Ketchikan requests support from Petersburg in lawsuit against state
Ketchikan Gateway Borough officials are again requesting Petersburg’s, along with more than 30 other municipal government’s, assistance with its lawsuit against the state of Alaska.
Ketchikan is moving forward with its lawsuit over the ‘mandatory local contribution’ component of the state’s education funding formula that requires municipal districts to provide revenue back into its schools. Regional Educational Attendance Areas—education areas in the Unorganized Borough—aren’t required to make such payments.

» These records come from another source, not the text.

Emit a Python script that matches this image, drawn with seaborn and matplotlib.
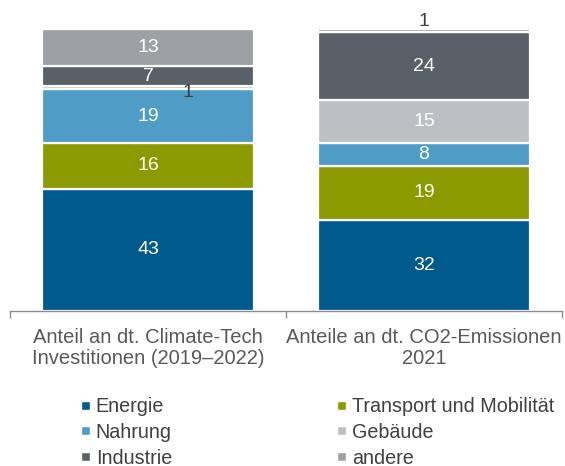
import matplotlib
matplotlib.use("Agg")
import matplotlib.pyplot as plt
from matplotlib.lines import Line2D
import seaborn as sns
import pandas as pd
import numpy as np

categories = ["Anteil an dt. Climate-Tech\nInvestitionen (2019–2022)",
              "Anteile an dt. CO2-Emissionen\n2021"]
segments = ["Energie", "Transport und Mobilität", "Nahrung", "Gebäude", "Industrie", "andere"]
investitionen = [43, 16, 19, 1, 7, 13]
emissionen = [32, 19, 8, 15, 24, 1]
colors = ["#005A8C", "#8A9A00", "#4F9DC6", "#BDC0C3", "#5A6068", "#9EA1A4"]

sns.set_theme(style="white")
plt.rcParams["font.family"] = ["Liberation Sans", "DejaVu Sans"]

fig = plt.figure(figsize=(5.65, 4.66), dpi=100)
ax = fig.add_axes([10/565, 1-311/466, 552/565, 301.6/466])

values = np.array([investitionen, emissionen])  # shape (2, 6)
bottoms = np.zeros(2)
handles = []
for i, seg in enumerate(segments):
    df = pd.DataFrame({"Kategorie": categories, "Wert": values[:, i]})
    sns.barplot(data=df, x="Kategorie", y="Wert", order=categories, color=colors[i],
                width=0.765, bottom=bottoms.copy(), edgecolor="white", linewidth=1.6,
                saturation=1, ax=ax)
    for j in range(2):
        v = values[j, i]
        center = bottoms[j] + v / 2
        if v > 1:
            ax.text(j, center, str(v), ha="center", va="center", color="white", fontsize=14)
        elif i == len(segments) - 1:
            ax.annotate(str(v), (j, bottoms[j] + v), xytext=(0, 5.5), textcoords="offset points",
                        ha="center", va="center", color="#404040", fontsize=14)
        else:
            ax.annotate(str(v), (j + 0.145, center), xytext=(0, -3.5), textcoords="offset points",
                        ha="center", va="center", color="#404040", fontsize=14)
    bottoms = bottoms + values[:, i]
    handles.append(Line2D([], [], marker="s", linestyle="none", markersize=6,
                          markerfacecolor=colors[i], markeredgecolor="white", markeredgewidth=0.3))

ax.set_xlim(-0.5, 1.5)
ax.set_ylim(0, 106)
ax.set_xlabel("")
ax.set_ylabel("")
ax.set_yticks([])
ax.set_xticks([0, 1])
ax.set_xticklabels(categories, fontsize=14.5, color="#595959", linespacing=1.15)
ax.set_xticks([-0.5, 0.5, 1.5], minor=True)
ax.tick_params(axis="x", which="major", length=0, pad=12)
ax.tick_params(axis="x", which="minor", length=5, width=1, color="#8C8C8C", direction="out", bottom=True)
for s in ["top", "left", "right"]:
    ax.spines[s].set_visible(False)
ax.spines["bottom"].set_color("#8C8C8C")
ax.spines["bottom"].set_linewidth(1)

leg_kw = dict(loc="upper left", frameon=False, fontsize=14.2, handlelength=0.5,
              handletextpad=0.25, labelspacing=0.33, borderpad=0, borderaxespad=0)
col1 = [0, 2, 4]
col2 = [1, 3, 5]
leg1 = fig.legend([handles[k] for k in col1], [segments[k] for k in col1],
                  bbox_to_anchor=(81/565, 1-397.5/466), **leg_kw)
leg2 = fig.legend([handles[k] for k in col2], [segments[k] for k in col2],
                  bbox_to_anchor=(337/565, 1-397.5/466), **leg_kw)
for leg in (leg1, leg2):
    for t in leg.get_texts():
        t.set_color("#404040")

fig.savefig("out.png", dpi=100)
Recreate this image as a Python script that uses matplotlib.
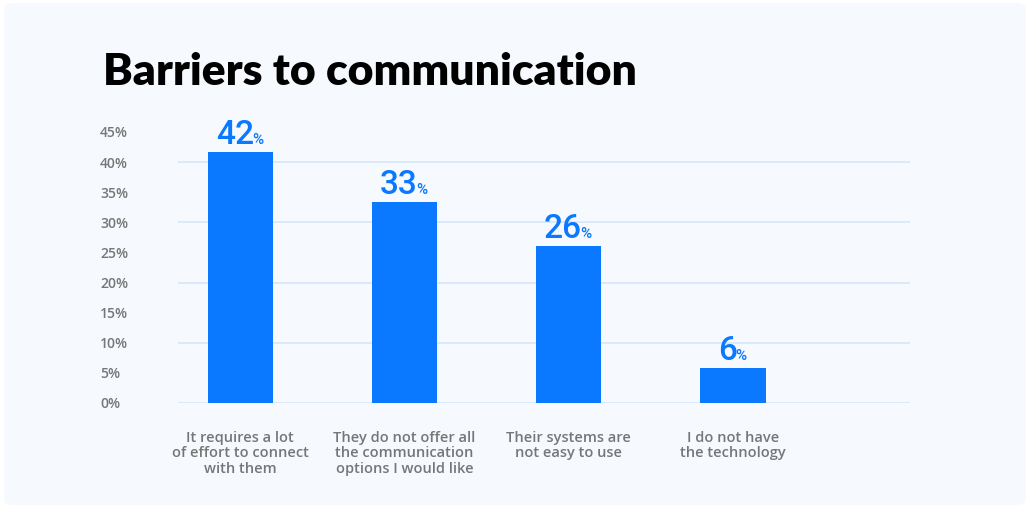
import matplotlib.pyplot as plt
from matplotlib.patches import FancyBboxPatch

categories = [
    "It requires a lot\nof effort to connect\nwith them",
    "They do not offer all\nthe communication\noptions I would like",
    "Their systems are\nnot easy to use",
    "I do not have\nthe technology",
]
values = [41.6, 33.3, 26.0, 5.8]
y_ticks = list(range(0, 50, 5))
grid_levels = [0, 10, 20, 30, 40]

BLUE = "#0a78ff"
GREY = "#767676"

fig = plt.figure(figsize=(10.3, 5.08), dpi=100, facecolor="white")

# light panel behind everything
panel = FancyBboxPatch((0.004, 0.006), 0.992, 0.988, boxstyle="round,pad=0,rounding_size=0.01",
                       transform=fig.transFigure, facecolor="#f6faff", edgecolor="none", zorder=-5)
fig.patches.append(panel)

ax = fig.add_axes([0.1728, 0.2067, 0.7107, 0.5335])
ax.set_facecolor("none")
ax.set_zorder(2)

x = list(range(len(categories)))
ax.bar(x, values, width=0.4, color=BLUE, zorder=3)

for lvl in grid_levels:
    ax.axhline(lvl, color="#d5e7fb", lw=1.2, zorder=1)

ax.set_xlim(-0.38, 4.08)
ax.set_ylim(0, 45)
ax.set_yticks(y_ticks)
ax.set_yticklabels([f"{t}%" for t in y_ticks], fontfamily="Open Sans", fontweight="semibold",
                   fontsize=10, color=GREY, ha="left")
ax.tick_params(axis="y", length=0, pad=56)
ax.set_xticks(x)
ax.set_xticklabels(categories, fontfamily="Open Sans", fontweight="semibold",
                   fontsize=10.5, color=GREY, linespacing=1.15)
ax.tick_params(axis="x", length=0, pad=20)
for s in ax.spines.values():
    s.set_visible(False)

# value labels: big number + small percent sign
for xi, v in zip(x, values):
    num = ax.annotate(f"{round(v)}", xy=(xi, v), xytext=(-4, 1), textcoords="offset points",
                      ha="center", va="bottom", fontsize=24, fontweight="medium",
                      color=BLUE, fontfamily="Roboto")
    ax.annotate("%", xy=(1, 0.12), xycoords=num, xytext=(-1, 0), textcoords="offset points",
                ha="left", va="bottom", fontsize=11, fontweight="medium",
                color=BLUE, fontfamily="Roboto")

fig.text(0.1, 1 - 85 / 508, "Barriers to communication", fontsize=32, fontweight="heavy",
         fontfamily="Lato", color="black", va="baseline", ha="left")

fig.savefig("out.png", dpi=100, facecolor="white")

In a letter from Ketchikan Mayor David Kiffer, he writes, “Since 2007, we have sought to bring attention to the irrational and unequal treatment of municipal school districts…the payment does not increase the funds provided in any district, but is merely a subsidy to the State, replacing the State funds to which the municipal district would otherwise be entitled under the State’s funding formula.”
The Ketchikan borough is requesting political, legal and financial support from Petersburg and other municipal governments.
The Ketchikan Gateway Borough will pursue three claims against the state, one of which is that the mandatory local contribution is a “State-imposed tax, the proceeds of which are dedicated to pay for the State’s responsibility to pay for education,” an undedicated tax that the letter states violates the Alaska Constitution.
Ketchikan officials anticipate the lawsuit will cost more than $500,000 in legal fees.
During the last Petersburg Borough assembly meeting, Mayor Mark Jensen remarked that the issue was brought to the assembly several years ago.
“Our school superintendent looked at it and he didn’t think, at that time, it fit for us to help,” Jensen said.
And it doesn’t look like anything has changed since then.
Superintendent Rob Thomason said if local funding is replaced by increased state funding, officials should expect less control over their district.
“Increased reliance on state funding will likely result in a reduced level of funding and a local program inferior to the current program,” Thomason stated in an email.
Ketchikan paid $4.2 million in mandatory local contribution for fiscal year 2014.
Petersburg paid roughly $1.8 million for its share.